Так обстояло дело в принципиальных государственных и политических подходах. Но если с этих высот спуститься в сферу конкретных решений, то здесь просматривается совсем иная картина. Здесь разрыв между словом и делом не только не был преодолен, но и возрос. Правда, эта проблема повернулась иной гранью. Раньше говорили одно, а делали другое. Теперь говорили — мало что делали. Конечно, сказывалась новизна и масштабность преобразований, а также недостаток политического опыта. Пагубно влияло на политику отставание общественных наук, в том числе экономических. И такой фактор, как запаздывание с принятием решений.

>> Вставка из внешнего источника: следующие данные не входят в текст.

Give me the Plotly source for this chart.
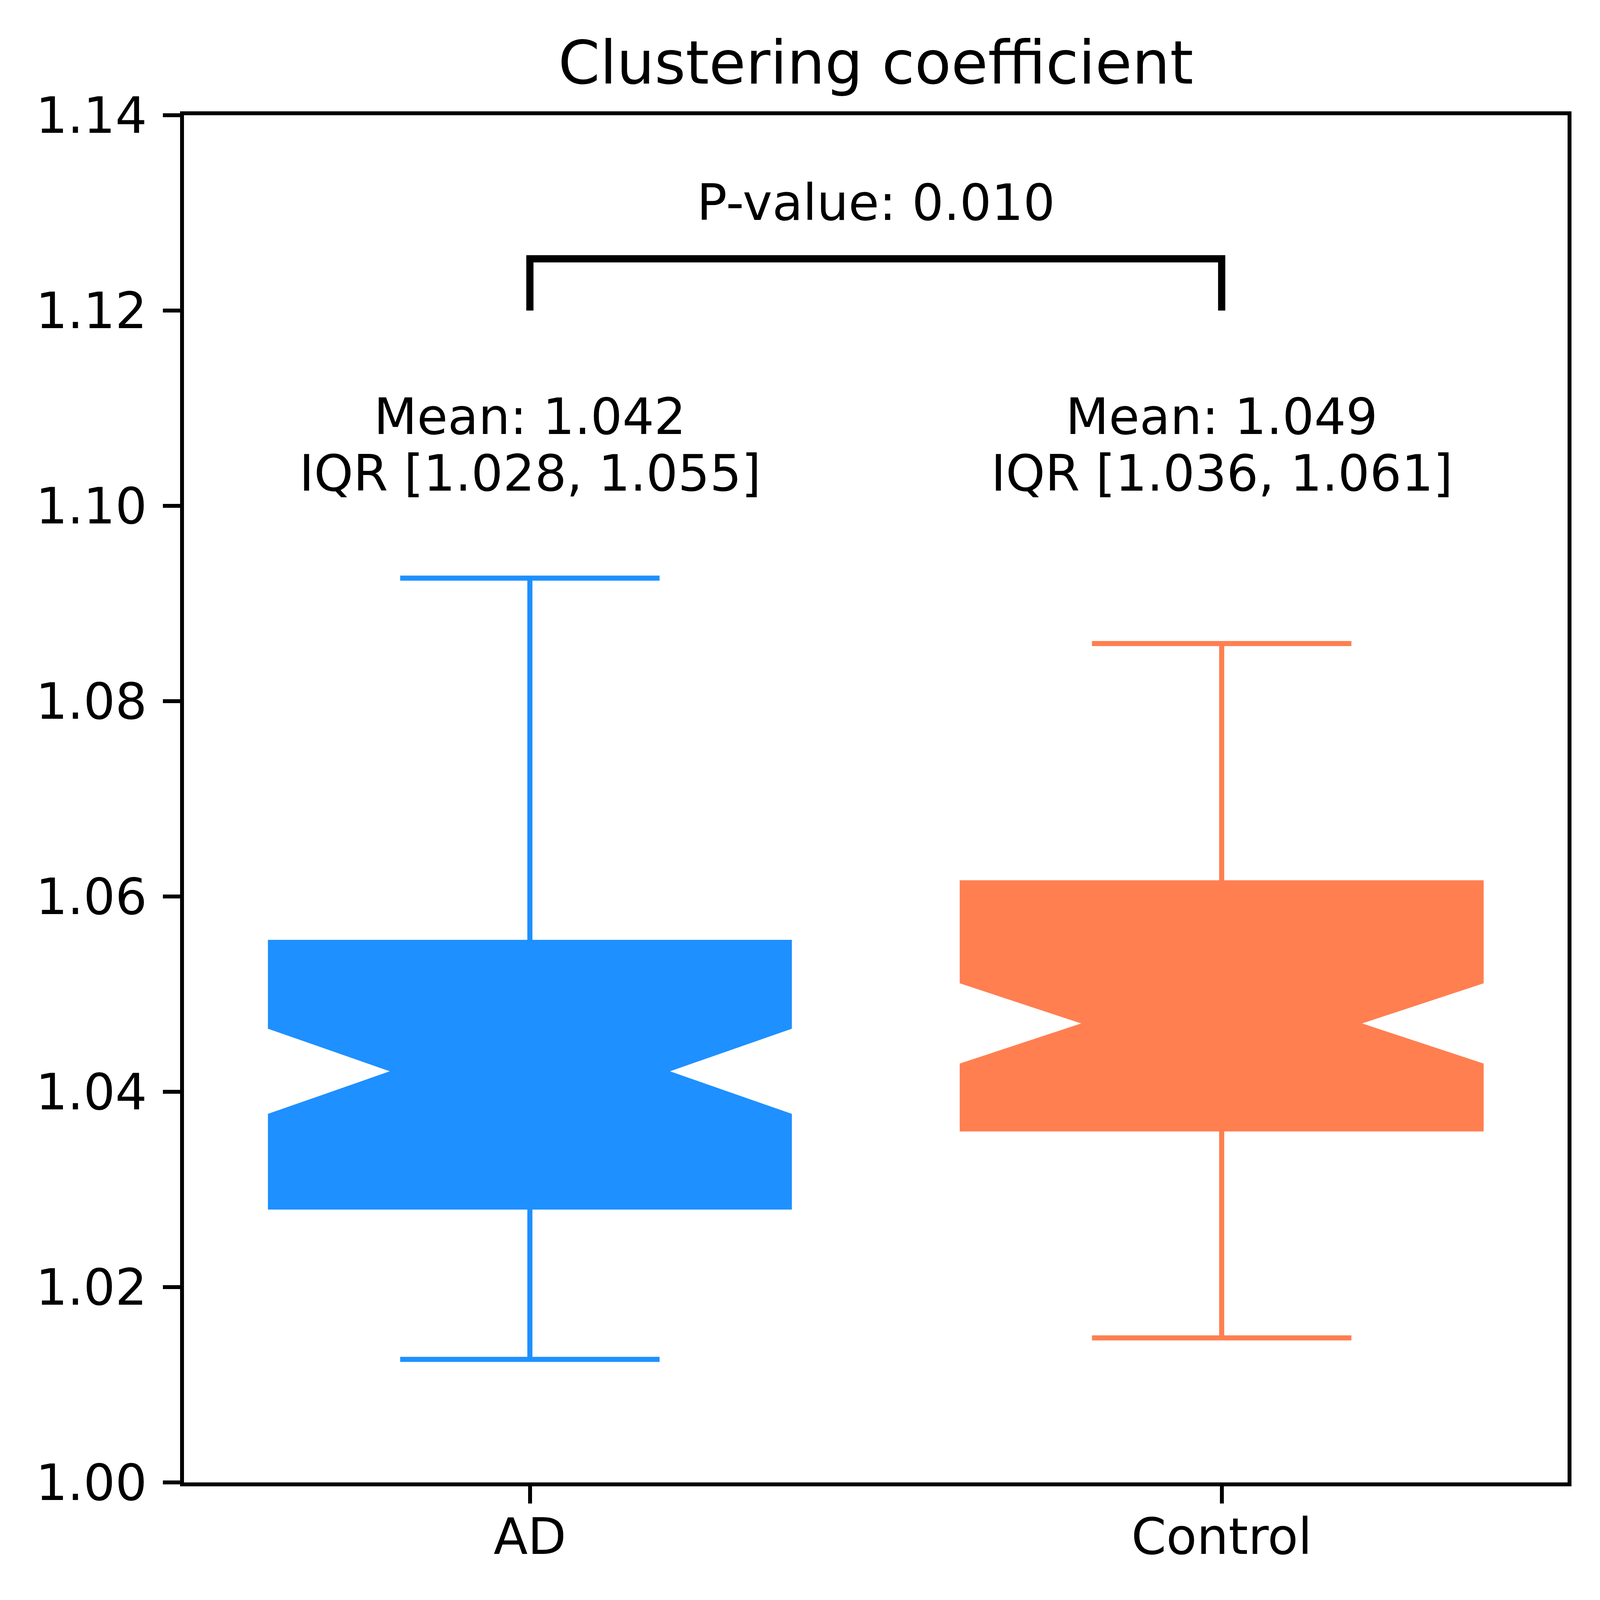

Помню, в связи с этим кто-то сказал мне о Горбачеве: Михаил Сергеевич такой Президент, который хочет войти в историю чистым, чтобы никто не посмел обвинить его в диктате.

Возможно, что особая забота о своем «историческом облике» и впрямь порой удерживала Горбачева от решительных, необходимых, но непопулярных мер. Это, как известно, оборачивалось большими бедами, нарастанием противоречий, что способствовало дальнейшему обострению ситуации.

И все-таки только ли это? Проанализировав большое количество фактов и бесед с Михаилом Сергеевичем, я пришел к такому выводу. То была тактика, однако тактика особого рода.

Горбачев принадлежит к тем политикам, которые исповедуют правило: принимать меры, притом решительные, когда обстановка не то что созрела, а перезрела. Он словно ждал, чтобы яблоко созрело, упало на землю, и только тогда принимались меры по ликвидации последствий.